Resilience, Respect and Alligator Hide

Aug 31, 2021 12:20 PM ET

What do resilience, respect and alligator hide have in common? They’re three invaluable traits women must have in order to continue to break through glass ceilings they encounter in life and protect women’s rights.

On Aug. 26, in celebration of Women’s Equality Day, we were honored to hear from three of New Jersey’s most distinguished women in politics – Lt. Gov. Sheila Oliver (Note: Oliver was serving as acting governor at the time the Women’s Equality Day event was held.) former Gov. Christine Todd Whitman, and New Jersey Senate Majority Leader Loretta Weinberg – about how they have triumphed and continue to do the work of advancing equity for women each day.  

As Oliver summed up in her opening remarks, there was one mentor in particular who gave her advice she’ll never forget – “My dear, if you are going to commit to a career in public life, you must develop an alligator hide.”

“I’ll never forget those words,” Oliver said. “You can’t allow your feelings to get hurt. You can’t decide you got defeated on one issue or one position so you’re going to pack up your marbles and go away. You have to be resilient and you must demand respect.”

Weinberg agreed, adding that it was support and other women in politics that also played a critical role in her development as a leader.

“Women helping women and supporting women is important,” Weinberg said.

Here is a sampling of the questions asked during a panel discussion with Whitman and Oliver and their empowering advice for women today.

Q. You’re both very accomplished women. How did you fight the inequities you found in politics and government to achieve what you have?

Oliver: The support that I received from other women. When I first got elected to the legislature, one of my friends gave me a book, “In the Company of My Sisters,” by Dr. Julia Boyd. We often overlook or take for granted that women and the support of women at your “kitchen cabinet level” can do a lot to help support you in the work you have to perform. Women supporting me, encouraging me, serving as a sounding board, really helped me do a better job in whatever job I had to do. The mentorship of women whose shoulders I stand on, and even women who were my peers, that really provided the fuel for me to keep pressing on.

Whitman: You can’t let it bother you that much. It’s somebody else’s problem if they try to cast aspersions on your ability to do anything because you’re a female – that is their problem, not yours. One of the best ways to combat that in any new job is to find the people who have been working at a particular job forever and learn from them. Show them that you’re willing to learn. Don’t try to pretend that you know everything, but let them know you know enough.

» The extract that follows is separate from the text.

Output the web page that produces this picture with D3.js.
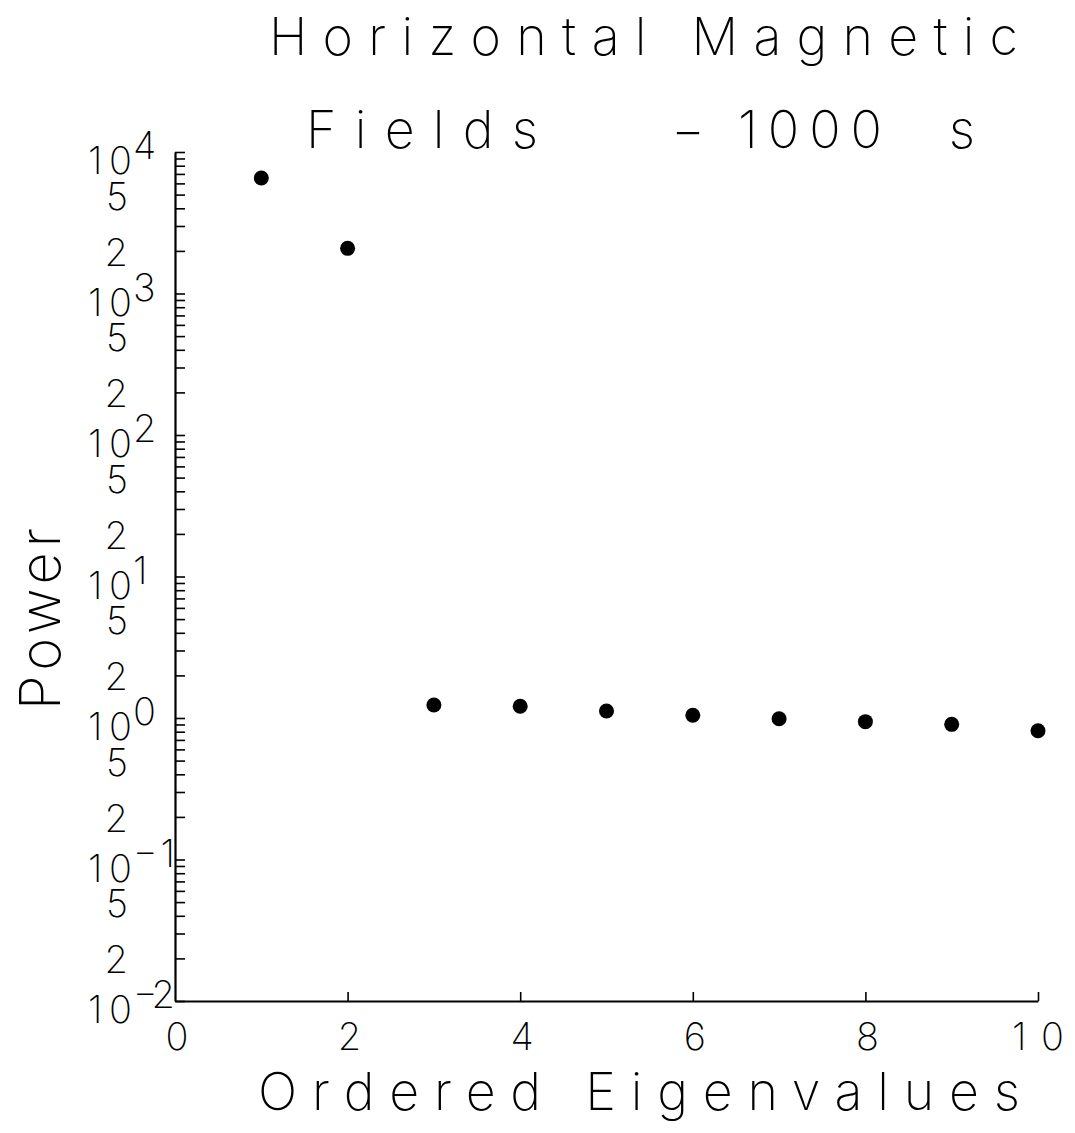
<!DOCTYPE html>
<html>
<head>
<meta charset="utf-8">
<script src="https://cdn.jsdelivr.net/npm/d3@7"></script>
<style>
  body { margin: 0; background: #fff; }
  svg text { font-family: Inter, "DejaVu Sans", sans-serif; font-weight: 200; fill: #000; }
  svg text.tick-label { font-weight: 250; }
</style>
</head>
<body>
<svg id="chart" width="1075" height="1133"></svg>
<script>
// Eigenvalue spectrum of the horizontal magnetic field (1000 s band)
const eigenIndex = [1, 2, 3, 4, 5, 6, 7, 8, 9, 10];
const powerValues = [6550, 2085, 1.236, 1.21, 1.12, 1.045, 0.989, 0.942, 0.902, 0.813];

const xTickValues = [0, 2, 4, 6, 8, 10];
const decadeExponents = [4, 3, 2, 1, 0, -1, -2];
const labelledMultipliers = [5, 2];

const titleLine1 = "Horizontal Magnetic";
const titleLine2Parts = ["Fields", "\u2212", "1000", "s"];
const xAxisTitle = "Ordered Eigenvalues";
const yAxisTitle = "Power";

const svg = d3.select("#chart");

const x = d3.scaleLinear().domain([0, 10]).range([175, 1038]);
const y = d3.scaleLog().domain([0.01, 10000]).range([1001, 152]);

// every minor/major tick position on the log axis
const yTicks = [];
for (let e = -2; e < 4; e++) {
  for (let m = 1; m <= 9; m++) yTicks.push(m * Math.pow(10, e));
}
yTicks.push(1e4);

// y axis: ticks point into the plot
const yAxis = d3.axisRight(y).tickValues(yTicks).tickSize(10).tickSizeOuter(0).tickFormat("");
const gy = svg.append("g").attr("transform", "translate(175,0)").call(yAxis);
gy.select(".domain").attr("stroke", "#000").attr("stroke-width", 2.2);
gy.selectAll(".tick line").attr("stroke", "#000").attr("stroke-width", 1.6);

// x axis: ticks point upward
const xAxis = d3.axisTop(x).tickValues(xTickValues.filter(v => v > 0)).tickSize(9).tickSizeOuter(0).tickFormat("");
const gx = svg.append("g").attr("transform", "translate(0,1001)").call(xAxis);
gx.select(".domain").attr("stroke", "#000").attr("stroke-width", 2.2);
gx.selectAll(".tick line").attr("stroke", "#000").attr("stroke-width", 1.6);

const labelSize = 38;

// decade labels: "10" with the exponent raised beside it
const decadeG = svg.append("g");
decadeExponents.forEach(e => {
  const ty = y(Math.pow(10, e));
  decadeG.append("text")
    .attr("class", "tick-label")
    .attr("x", 88).attr("y", ty + 22)
    .attr("textLength", 44).attr("lengthAdjust", "spacing")
    .style("font-size", labelSize + "px")
    .text("10");
  const exp = decadeG.append("text")
    .attr("class", "tick-label")
    .attr("x", 133).attr("y", ty + 7)
    .style("font-size", labelSize + "px")
    .text(e < 0 ? "\u2212" + Math.abs(e) : String(e));
  if (e < 0) exp.attr("textLength", 42).attr("lengthAdjust", "spacing");
});

// intermediate labels 5 and 2 within each decade
const midG = svg.append("g");
decadeExponents.slice(0, -1).forEach(e => {
  labelledMultipliers.forEach(m => {
    const v = m * Math.pow(10, e - 1);
    midG.append("text")
      .attr("class", "tick-label")
      .attr("x", 128).attr("y", y(v) + 15)
      .attr("text-anchor", "end")
      .style("font-size", labelSize + "px")
      .text(String(m));
  });
});

// x tick labels
svg.append("g").selectAll("text")
  .data(xTickValues)
  .join("text")
  .attr("class", "tick-label")
  .attr("x", d => d >= 10 ? x(d) - 26 : x(d) + 2)
  .attr("y", 1050)
  .attr("text-anchor", d => d >= 10 ? "start" : "middle")
  .attr("textLength", d => d >= 10 ? 52 : null)
  .attr("lengthAdjust", "spacing")
  .style("font-size", labelSize + "px")
  .text(d => String(d));

// data points
svg.append("g").selectAll("circle")
  .data(eigenIndex.map((k, i) => ({ k, p: powerValues[i] })))
  .join("circle")
  .attr("cx", d => x(d.k))
  .attr("cy", d => y(d.p))
  .attr("r", 7.5)
  .attr("fill", "#000");

// titles
const titleSize = 52;
svg.append("text")
  .attr("x", 269).attr("y", 55)
  .attr("textLength", 749).attr("lengthAdjust", "spacing")
  .style("font-size", titleSize + "px")
  .text(titleLine1);

const line2X = [306, 688, 738, 962];
const line2Len = [232, null, 144, null];
titleLine2Parts.forEach((t, i) => {
  const el = svg.append("text")
    .attr("x", line2X[i]).attr("y", 148)
    .attr("text-anchor", line2Len[i] ? "start" : "middle")
    .style("font-size", titleSize + "px")
    .text(t);
  if (line2Len[i]) el.attr("textLength", line2Len[i]).attr("lengthAdjust", "spacing");
});

svg.append("text")
  .attr("x", 258).attr("y", 1110)
  .attr("textLength", 762).attr("lengthAdjust", "spacing")
  .style("font-size", titleSize + "px")
  .text(xAxisTitle);

svg.append("text")
  .attr("transform", "translate(60,710) rotate(-90)")
  .attr("textLength", 182).attr("lengthAdjust", "spacing")
  .style("font-size", "56px")
  .text(yAxisTitle);
</script>
</body>
</html>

Q. What career advice would you give to everyone – women and men – listening to you right now?

Oliver: I would encourage everyone to be present, be visible and to be civically engaged. In addition, it’s not just about paying your dues in whatever occupation or profession you’re in or the company you work for, it’s very important to develop an external portfolio, as well.

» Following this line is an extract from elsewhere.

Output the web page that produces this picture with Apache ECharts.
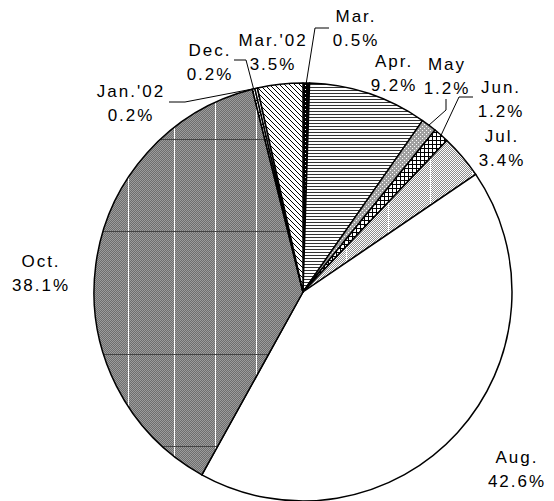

Whitman: Do the job that you’ve got. Every job is important. If you look at one job as just a stepping stone to the next, then you forget to do what you’re meant to be doing. Be in that job. If you keep looking at the next step, you’ll miss it because you won’t be doing a good job where you are. I would also say, we all have a responsibility to be involved in our community. Civics is important, we have responsibly to be engaged, informed and vote in elections.

Q. What brings you hope as we continue on the journey toward women’s equality.

Oliver: Young people give me hope. We have so many phenomenal young people in New Jersey, highly educated, knowledgeable. Technology has enabled them to understand the depth of a lot of public policy issues. I know that our state is in good hands if we can encourage our young people to stay in New Jersey. That’s something we have to dedicate ourselves to in government – making communities across New Jersey welcoming so that young people want to commit to staying in our state.

Whitman: Young people. The younger generation is very in tune with this. They don’t have the biases that many of my generation do. Starting with millennials, they’re much more comfortable with equality, they’re much more comfortable mingling both race and sex in a positive way; they don’t have those same kind of biases. It’s the young people that bring me hope.

Q. Please share something that you feel we have to know as we celebrate Women’s Equality Day.

Oliver: We cannot rest on the laurels of the strides that women have made. Women have to stand in solidarity. We must continue to protect our rights. We must continue to make certain the progress we’ve made is protected.

Whitman: Women need to believe in themselves. Understand that you can do any job, you just may have to work at it, but you can do it. We have to start having more confidence in ourselves. Believe in yourself, be willing to step out of your comfort zone – don’t be scared of it, but take it on.

Weinberg was the keynote speaker and also asked what brings her hope as we continue on the journey toward women’s equality.

Weinberg: “To see younger women who are working in a corporate environment that is supportive of them and of their issues gives me hope. The younger generation does give us hope. They are that much more at ease with diversity. But, seeing corporations such as PSEG and the value they put on their women employees also gives me hope for the future.”

Weinberg closed the event with these words: “When the door opens a crack, even if you’re fearful, even if it means starting out at the bottom, when the door opens a crack, put your foot through and push it the rest of the way open.”